Хотя взрослые образованные люди хорошо знают, как устроено цветовое восприятие, это знание не влияет на наше интуитивное убеждение, что цвет присущ самим предметам, оно не мешает говорить об оранжевых закатах, голубых глазах и темно-каштановых волосах. Если же взять более сложные когнитивные явления, то там мы еще меньше представляем величину нашего личного вклада в содержание того, что воспринимаем. Мы с легкостью заполняем пробелы в поступающих внешних сигналах, ни секунды не чувствуя, что вообще есть какие-то пробелы — и что заполняем их именно мы.

Примечательно, что такое заполнение может происходить под влиянием не только предварительной информации или ожиданий, но и информации, которую мы получаем постфактум. В одном показательном исследовании испытуемые слышали предложение с пропущенной первой частью ключевого слова (ниже мы обозначаем ее звездочкой *) и разным окончанием для разных групп. Так, некоторые испытуемые слышали «The *eel was on the axle», другие — «The *eel was on the orange». В обоих случаях участники эксперимента сообщали, что услышали полное связное предложение: «The wheel was on the axle» («Колесо было на оси») в первом случае и «The peel was on the orange» («Кожура была на апельсине») во втором, — они не зафиксировали на сознательном уровне никакого пробела. Не зафиксировали они и того, что именно они сами вставили «услышанные» wh или p, чтобы предложение приобрело связность и смысл [2].

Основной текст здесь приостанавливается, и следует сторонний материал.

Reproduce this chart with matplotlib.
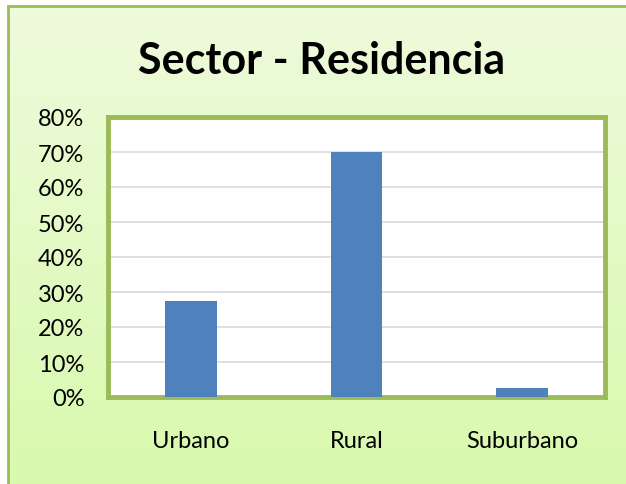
import numpy as np
import matplotlib.pyplot as plt
from matplotlib.colors import LinearSegmentedColormap
from matplotlib.patches import Rectangle
from matplotlib.ticker import PercentFormatter

categorias = ["Urbano", "Rural", "Suburbano"]
porcentajes = [27.5, 70.0, 2.5]
titulo = "Sector - Residencia"

plt.rcParams['font.family'] = ['Lato', 'DejaVu Sans']

fig = plt.figure(figsize=(6.26, 4.85), dpi=100)

# fondo degradado verde claro, el marco sale por abajo y por la derecha
bg = fig.add_axes([0, 0, 1, 1], zorder=-10)
cmap = LinearSegmentedColormap.from_list("verde", ["#d8f9ab", "#eefbdc"])
x0, y1 = 8 / 626, 1 - 7 / 485
bg.add_patch(Rectangle((0, 0), 1, 1, facecolor="white", edgecolor="none", zorder=-2))
bg.imshow(np.linspace(0, 1, 256).reshape(-1, 1), aspect="auto", cmap=cmap,
          extent=[x0, 1.05, -0.05, y1], origin="lower", zorder=-1)
bg.add_patch(Rectangle((x0, -0.05), 1.1, y1 + 0.05, fill=False,
                       edgecolor="#9bbb59", linewidth=2, zorder=5))
bg.set_xlim(0, 1)
bg.set_ylim(0, 1)
bg.axis("off")

ax = fig.add_axes([108 / 626, 87 / 485, 497 / 626, 280 / 485])
x = np.arange(len(categorias))
ax.bar(x, porcentajes, width=0.31, color="#4f81bd", zorder=3)
ax.set_xlim(-0.5, 2.5)
ax.set_ylim(0, 80)
ax.set_yticks(np.arange(0, 81, 10))
ax.yaxis.set_major_formatter(PercentFormatter(decimals=0))
ax.set_xticks(x)
ax.set_xticklabels(categorias)
ax.grid(axis="y", color="#d9d9d9", linewidth=1.2, zorder=0)
ax.tick_params(length=0, labelsize=17)
ax.tick_params(axis="y", pad=17)
ax.tick_params(axis="x", pad=24)
for s in ax.spines.values():
    s.set_color("#9bbb59")
    s.set_linewidth(3.5)
ax.set_facecolor("white")

fig.text(0.513, 0.875, titulo, ha="center", va="center",
         fontsize=31, fontweight="bold")

fig.savefig("out.png", dpi=100)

Неспособность отличить умственные модели внешнего мира от того, каков он есть, сама по себе не имеет большого значения, когда у всех работают одни и те же модели — как это происходит в случае яблок, неба или арок McDonald’s. Не представляет она проблемы и тогда, когда мы непроизвольно корректируем одни и те же разрывы в речи. Однако если дело касается социальных проблем и политики, последствия такого смешения могут быть куда менее благотворны. Это особенно верно в ситуации, когда по разные стороны проблемы оказываются люди, подход которых к задаче осмысления реальности обусловлен непохожим опытом, различающимися приоритетами и убеждениями. В таких случаях представления о том, что справедливо, что священно и неприкосновенно, кто виноват во всех бедах мира, неизбежно будут противоречить друг другу. Разногласия часто ведут к взаимным обвинениям в недобросовестности или злом умысле, что, в свою очередь, делает разногласия еще менее разрешимыми. Именно в таких обстоятельствах тот, кто мудрее, осознает, что его видение «реальности» — всего лишь видение, а вовсе не объективная оценка того, что «есть на самом деле».